- _GOAL OF THE EXERCISE_:
Gather up the lines that contain "Output".

* Start INPUT *

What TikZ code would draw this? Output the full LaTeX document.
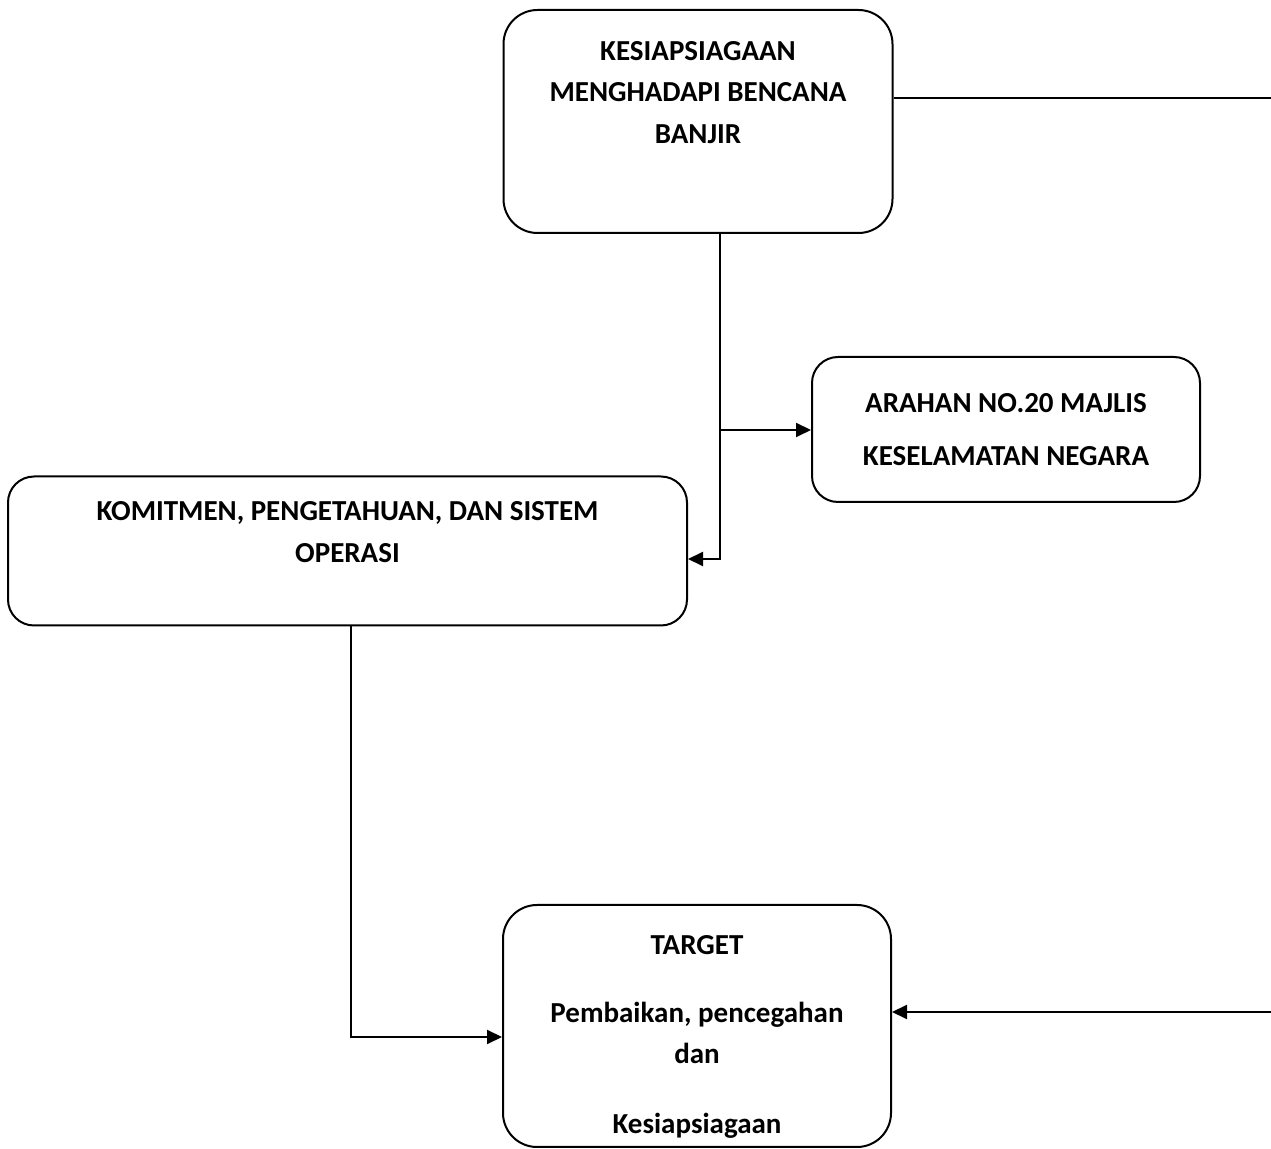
\documentclass[tikz,border=0pt]{standalone}
\usepackage{fontspec}
\setmainfont{Carlito}
\usetikzlibrary{arrows.meta, positioning}

\begin{document}
\begin{tikzpicture}[
        x=0.5pt, y=-0.5pt,
        % Style for the rounded boxes
        flowbox/.style={rectangle, draw=black, line width=1pt, align=center, inner sep=0pt, font=\bfseries\fontsize{14.5pt}{20.75pt}\selectfont},
        % Style for the connectors
        linkarrow/.style={line width=1pt, -{Triangle[length=7.5pt, width=7pt]}},
        link/.style={line width=1pt}
    ]
    \clip (0,0) rectangle (1271,1149);

    % --- TOP ---
    \node (flood) [flowbox, rounded corners=17pt, minimum width=194.5pt, minimum height=111.5pt] at (698,121.5)
    {KESIAPSIAGAAN\\ MENGHADAPI BENCANA\\ BANJIR\\[8.6pt]\mbox{}};

    % --- MIDDLE ---
    \node (arahan) [flowbox, rounded corners=13pt, minimum width=194pt, minimum height=72.5pt] at (1006,429.5)
    {ARAHAN NO.20 MAJLIS\\[5.75pt] KESELAMATAN NEGARA};

    \node (komitmen) [flowbox, rounded corners=13pt, minimum width=339.5pt, minimum height=74.5pt] at (347.5,551)
    {KOMITMEN, PENGETAHUAN, DAN SISTEM\\ OPERASI\\[-1.9pt]\mbox{}};

    % --- BOTTOM ---
    \node (target) [flowbox, rounded corners=17pt, minimum width=194pt, minimum height=121pt] at (697,1026)
    {TARGET\\[13.25pt] Pembaikan, pencegahan\\ dan\\[14.25pt] Kesiapsiagaan\\[-29.4pt]\mbox{}};

    % --- CONNECTORS ---
    \coordinate (farTop) at (1300,98);
    \coordinate (farBot) at (1300,1012);
    \coordinate (split) at (720,430);
    \coordinate (bend) at (720,559);
    \coordinate (drop) at (351,1037);

    \draw[linkarrow] (flood.east |- farTop) -- (farTop) -- (farBot) -- (target.east |- farBot);
    \draw[link] (flood.south -| split) -- (split);
    \draw[linkarrow] (split) -- (arahan.west |- split);
    \draw[linkarrow] (split) -- (bend) -- (komitmen.east |- bend);
    \draw[linkarrow] (komitmen.south -| drop) -- (drop) -- (target.west |- drop);

\end{tikzpicture}
\end{document}
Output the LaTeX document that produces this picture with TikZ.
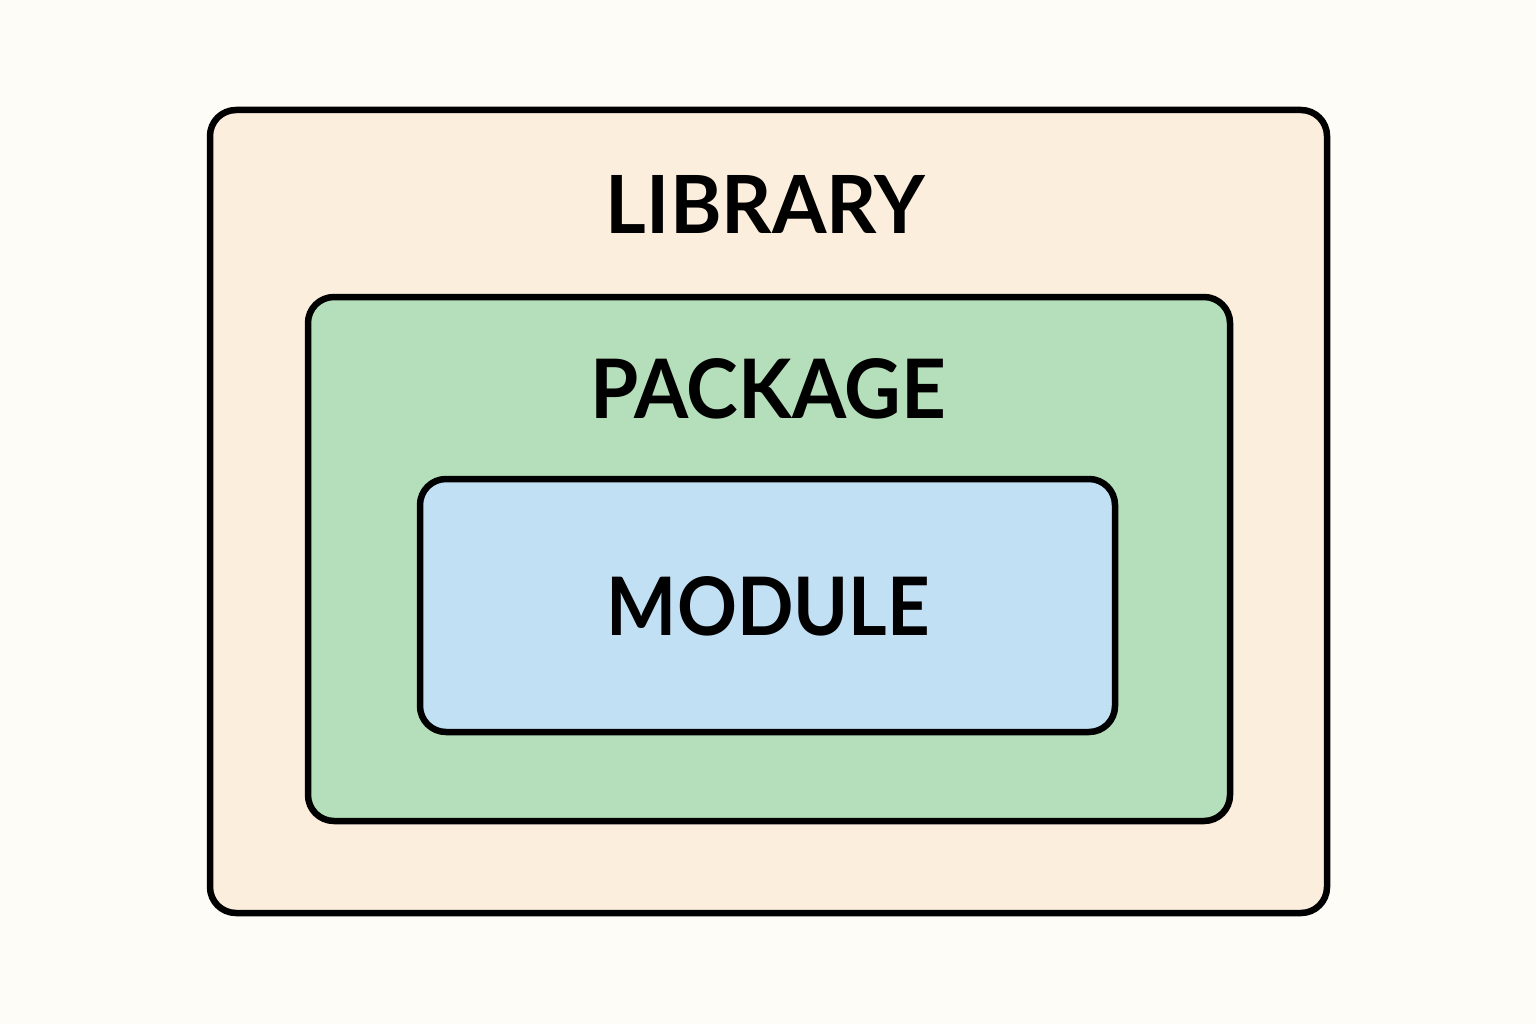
\documentclass[tikz,border=0pt]{standalone}
\usepackage{fontspec}
\setmainfont{Lato}
\usepackage{graphicx}
\definecolor{bgc}{HTML}{FEFCF6}
\definecolor{libc}{HTML}{FCEEDD}
\definecolor{pkgc}{HTML}{B5DFBA}
\definecolor{modc}{HTML}{C2E0F4}
\tikzset{
  layer/.style={draw=black, line width=6.5pt, rounded corners=26pt},
  lbl/.style={inner sep=0pt, anchor=center, text=black, font=\bfseries}
}
\begin{document}
\begin{tikzpicture}[x=1pt,y=-1pt]
\fill[bgc] (0,0) rectangle (1536,1024);
\useasboundingbox (0,0) rectangle (1536,1024);
\draw[layer, fill=libc] (210,110) rectangle (1327,913);
\draw[layer, fill=pkgc] (308,297) rectangle (1230,821);
\draw[layer, fill=modc] (420,479) rectangle (1115,732);
\node[lbl] (lib) at (765.5,204) {\resizebox{319pt}{58pt}{LIBRARY}};
\node[lbl] (pkg) at (768,388.5) {\resizebox{356pt}{60pt}{PACKAGE}};
\node[lbl] (mod) at (768.5,606.5) {\resizebox{323pt}{59pt}{MODULE}};
\end{tikzpicture}
\end{document}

* End INPUT *

- _EXERCISE ANSWER_:
What TikZ code would draw this? Output the full LaTeX document.
Output the LaTeX document that produces this picture with TikZ.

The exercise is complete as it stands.